For Immediate Release:
21 June 2013
PETA Holds Emergency Meeting With Minister Patangrao Shripatrao This Morning
Mumbai – Today, after agreeing to an urgent meeting with People for the Ethical Treatment of Animals (PETA) India, Maharashtra Minister of Forests Dr Patangrao Shripatrao Kadam has agreed to consider permanently confiscating Bijlee, the severely ailing 54-year-old elephant, who has been illegally forced to beg in the streets of Mumbai, so that she is never forced to work again. The Minister has now ordered the Principal Chief Conservator of Forests SWH Naqvi to examine Bijlee. Bijlee is suffering from lameness, arthritis, being overworked, the effects of a horrible diet and a maggot-infested wound, and she recently collapsed. Following an appeal from PETA during the same meeting, the Minister also agreed to consider a full ban on the keeping and transport of elephants in and around Mumbai.
“Bijlee’s pligh illustrates why no elephants should be forced to work in the hot, busy, dangerous streets of Mumbai”, says PETA India Director of Veterinary Affairs Dr Manilal Valliyate. “We can only hope that she’s not too sick to save, but the government can take steps to make sure no other elephant ever suffers her fate.”

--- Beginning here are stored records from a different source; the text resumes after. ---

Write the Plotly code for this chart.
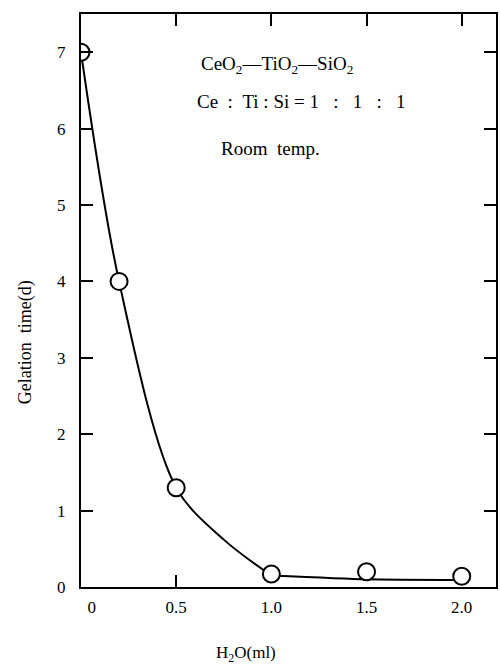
import plotly.graph_objects as go

# Measured gelation times
h2o_ml = [0.0, 0.2, 0.5, 1.0, 1.5, 2.0]
gel_days = [7.0, 4.0, 1.3, 0.17, 0.2, 0.14]

# Smoothed trend: steep decay up to 1.0 ml, then an almost flat tail
decay_x = [0.0, 0.2, 0.5, 0.75, 1.0]
decay_y = [7.0, 4.0, 1.3, 0.62, 0.15]
tail_x = [1.0, 1.5, 2.0]
tail_y = [0.15, 0.10, 0.09]

x_tickvals = [0, 0.5, 1.0, 1.5, 2.0]
x_ticktext = ["\u00a0\u00a0\u00a0\u00a0\u00a00", "0.5", "1.0", "1.5", "2.0"]
y_tickvals = [0, 1, 2, 3, 4, 5, 6, 7]

SERIF = "Liberation Serif, Times New Roman, serif"

fig = go.Figure()
fig.add_trace(go.Scatter(
    x=decay_x, y=decay_y, mode="lines",
    line=dict(color="black", width=2, shape="spline", smoothing=0.9),
    hoverinfo="skip", showlegend=False,
))
fig.add_trace(go.Scatter(
    x=tail_x, y=tail_y, mode="lines",
    line=dict(color="black", width=2, shape="spline", smoothing=0.6),
    hoverinfo="skip", showlegend=False,
))
fig.add_trace(go.Scatter(
    x=h2o_ml, y=gel_days, mode="markers",
    marker=dict(symbol="circle", size=17, color="white",
                line=dict(color="black", width=2)),
    showlegend=False,
))
# inward ticks along the top edge
fig.add_trace(go.Scatter(x=[None], y=[None], xaxis="x2", showlegend=False))
# single inward tick on the bottom edge
fig.add_trace(go.Scatter(x=[None], y=[None], xaxis="x3", showlegend=False))

xr = [0, 2.18]
fig.update_layout(
    width=500, height=664,
    margin=dict(l=81, r=2, t=14, b=77),
    paper_bgcolor="white", plot_bgcolor="white",
    font=dict(family=SERIF, size=17, color="black"),
    xaxis=dict(
        range=xr, tickvals=x_tickvals, ticktext=x_ticktext,
        ticks="", showgrid=False, zeroline=False,
        showline=True, linecolor="black", linewidth=2, mirror=True,
        ticklabelstandoff=4,
    ),
    xaxis2=dict(
        range=xr, overlaying="x", side="top", tickvals=[0.5, 1.0, 1.5, 2.0],
        ticks="inside", ticklen=12, tickwidth=2, tickcolor="black",
        showticklabels=False, showgrid=False, zeroline=False, showline=False,
    ),
    xaxis3=dict(
        range=xr, overlaying="x", side="bottom", tickvals=[0.5],
        ticks="inside", ticklen=12, tickwidth=2, tickcolor="black",
        showticklabels=False, showgrid=False, zeroline=False, showline=False,
    ),
    yaxis=dict(
        range=[0, 7.5], tickvals=y_tickvals,
        ticks="inside", ticklen=12, tickwidth=2, tickcolor="black",
        showgrid=False, zeroline=False,
        showline=True, linecolor="black", linewidth=2, mirror="ticks",
        ticklabelstandoff=10,
    ),
)

def px_to_paper(px, py):
    return (px - 81) / 417, 1 - (py - 14) / 573

# axis titles
tx, ty = px_to_paper(247, 667)
fig.add_annotation(text="H<sub>2</sub>O(ml)", xref="paper", yref="paper",
                   x=tx, y=ty, xanchor="center", yanchor="bottom",
                   showarrow=False, font=dict(family=SERIF, size=17))
tx, ty = px_to_paper(25, 342)
fig.add_annotation(text="Gelation\u00a0\u00a0time(d)", xref="paper", yref="paper",
                   x=tx, y=ty, xanchor="center", yanchor="middle", textangle=-90,
                   showarrow=False, font=dict(family=SERIF, size=18))

notes = [
    ("CeO<sub>2</sub>\u2014TiO<sub>2</sub>\u2014SiO<sub>2</sub>", 200, 65),
    ("Ce\u00a0\u00a0:\u00a0\u00a0Ti\u00a0:\u00a0Si\u00a0=\u00a01\u00a0\u00a0\u00a0:"
     "\u00a0\u00a0\u00a01\u00a0\u00a0\u00a0:\u00a0\u00a0\u00a01", 196, 102),
    ("Room\u00a0\u00a0temp.", 220, 148),
]
for text, px, py in notes:
    ax, ay = px_to_paper(px, py)
    fig.add_annotation(
        text=text, xref="paper", yref="paper", x=ax, y=ay,
        xanchor="left", yanchor="middle", showarrow=False,
        font=dict(family=SERIF, size=19, color="black"),
    )

fig.write_html("out.html")
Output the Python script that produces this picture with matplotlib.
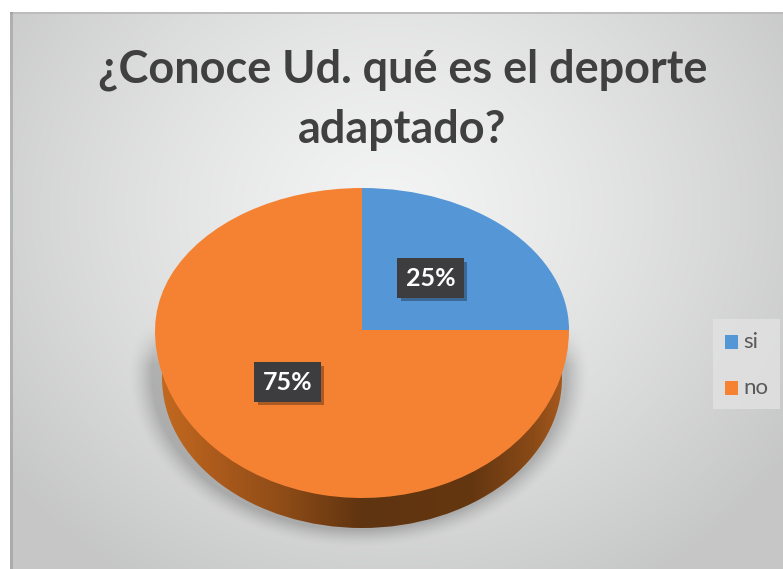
import numpy as np
import matplotlib
matplotlib.use("Agg")
import matplotlib.pyplot as plt
import matplotlib.patheffects as pe
from matplotlib.colors import LinearSegmentedColormap
from matplotlib.patches import Ellipse, Rectangle

title = "¿Conoce Ud. qué es el deporte\nadaptado?"
categories = ["si", "no"]
values = [25, 75]
colors = ["#5596D6", "#F58233"]
label_xy = [(0.331, 0.366), (-0.36, -0.31)]

W, H = 783, 569
fig = plt.figure(figsize=(W / 100, H / 100), dpi=100, facecolor="white")

# background panel (pixel coordinates)
bg = fig.add_axes([0, 0, 1, 1])
yy, xx = np.mgrid[0:H, 0:W] + 0.5
cx, cy, rx = 362.0, 330.0, 207.0
ry_top, ry_bot = 142.0, 168.0           # the disc is seen in perspective
sx, sy, srx, sry = 362.0, 378.0, 200.0, 150.0   # lower rim of the disc
dist = np.hypot((xx - 390) / 1.0, (yy - 210) / 0.9)
shade = 0.955 - 0.175 * np.clip(dist / 480, 0, 1) ** 1.3
# soft shadow beneath the disc
sd = (np.hypot((xx - sx + 3) / (srx + 7), (yy - sy + 3) / (sry + 5)) - 1) * sry
sa = np.clip(1 - sd / 17, 0, 1) ** 1.5 * 0.2
sa *= np.clip((yy - 325) / 40, 0, 1)
shade = shade * (1 - sa)
rgb = np.dstack([shade * 0.998, shade, shade * 1.002]).clip(0, 1)
# edge darkening of the panel
rgb[yy < 14] = np.minimum(rgb[yy < 14], 0.74)
edge = xx < 13
rgb[edge] = rgb[edge] * 0.86
rgb[(xx < 10) | (yy < 12)] = 1.0
bg.imshow(rgb, extent=(0, W, H, 0), aspect="auto", interpolation="bilinear", zorder=0)

# side of the disc
cm = LinearSegmentedColormap.from_list(
    "side", [(0, "#c2681f"), (0.12, "#ae5c1c"), (0.3, "#8f4c17"), (0.5, "#5f3410"),
             (0.78, "#653711"), (0.93, "#8a4a17"), (1, "#a5581c")])
im = bg.imshow(np.linspace(0, 1, 256)[None, :], cmap=cm, aspect="auto", zorder=1,
               extent=(sx - srx, sx + srx, sy + sry, sy - sry))
rim = Ellipse((sx, sy), 2 * srx, 2 * sry, fc="none", ec="none", transform=bg.transData)
bg.add_patch(rim)
im.set_clip_path(rim)
bg.set_xlim(0, W); bg.set_ylim(H, 0); bg.axis("off")

# title
bg.text(402.5, 100, title, ha="center", va="center", fontsize=32.4, family="Lato",
        fontweight="bold", color="#404040", linespacing=1.52, zorder=3)

# legend
bg.add_patch(Rectangle((713, 319), 67, 90, fc="#e2e2e2", ec="none", alpha=0.8, zorder=2))
for (y0, col, lab) in zip((335, 381), colors, categories):
    bg.add_patch(Rectangle((725, y0), 13, 14, fc=col, ec="none", zorder=3))
    bg.text(743, y0 + 6.5, lab, va="center", ha="left", fontsize=16, family="Lato",
            color="#595959", zorder=3)

# pie
ax = fig.add_axes([(cx - rx) / W, 1 - (cy + ry_bot) / H, 2 * rx / W, (ry_top + ry_bot) / H], zorder=2)
ax.patch.set_alpha(0)
wedges, _, autos = ax.pie(values, colors=colors, startangle=90, counterclock=False,
                          radius=1, autopct="%d%%", pctdistance=0.5,
                          wedgeprops=dict(linewidth=0, zorder=2),
                          textprops=dict(color="white", fontsize=18, family="Lato",
                                         fontweight="bold", zorder=5))
k = ry_bot / ry_top
fwd = lambda y: np.where(np.asarray(y) < 0, np.asarray(y) * k, y)
inv = lambda y: np.where(np.asarray(y) < 0, np.asarray(y) / k, y)
ax.set_aspect("auto")
ax.set_yscale("function", functions=(fwd, inv))
ax.set_xlim(-1, 1); ax.set_ylim(-1, 1)
ax.axis("off")
for a, xy in zip(autos, label_xy):
    a.set_position(xy)
    a.set_bbox(dict(boxstyle="square,pad=0.33", fc="#3d3d3f", ec="none"))
    a.get_bbox_patch().set_path_effects(
        [pe.withSimplePatchShadow(offset=(2.5, -2.5), shadow_rgbFace="#000000", alpha=0.3)])

fig.savefig("out.png", dpi=100, facecolor="white")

In 2007, following a PETA campaign, the Office of the Chief Conservator of Forests issued an order prohibiting bringing Indian elephants into Mumbai, Navi Mumbai or Thane or keeping them within those areas without ownership certificates with conditions stipulated by the forest department. As the forest department would never permit begging, using elephants to beg is illegal. However, PETA contends that all elephants permitted within Mumbai and surrounding areas are illegally used for begging and is urging Minister Kadam to pass a full ban on the keeping and transport of elephants in and around Mumbai.
According to reports, Hatiram Goswami, who has been reported to own Bijlee, was arrested 10 years ago for using her to beg and was ordered to send her to a rehabilitation centre by the Chief Judicial Magistrate Court in Thane with instructions that she should never be brought back to the city. Despite signing a bond agreeing not to use Bijlee to beg, Goswami returned her to the streets for begging. Each time Goswami was caught, authorities would be falsely informed that the elephant wasn’t Bijlee.
Forcing elephants to walk on hot pavement and beg on the streets of Mumbai violates both the Wildlife (Protection) Act, 1972, and The Prevention of Cruelty to Animals Act, 1960. Elephants forced to work in the streets suffer when they are subjected to scorching heat, exhaust fumes, deafening horns and beatings from cruel mahouts. Also, frightened elephants have rampaged, killing mahouts and others. When they are not working, the elephants are chained by their legs – unable to taken even a single step in any direction.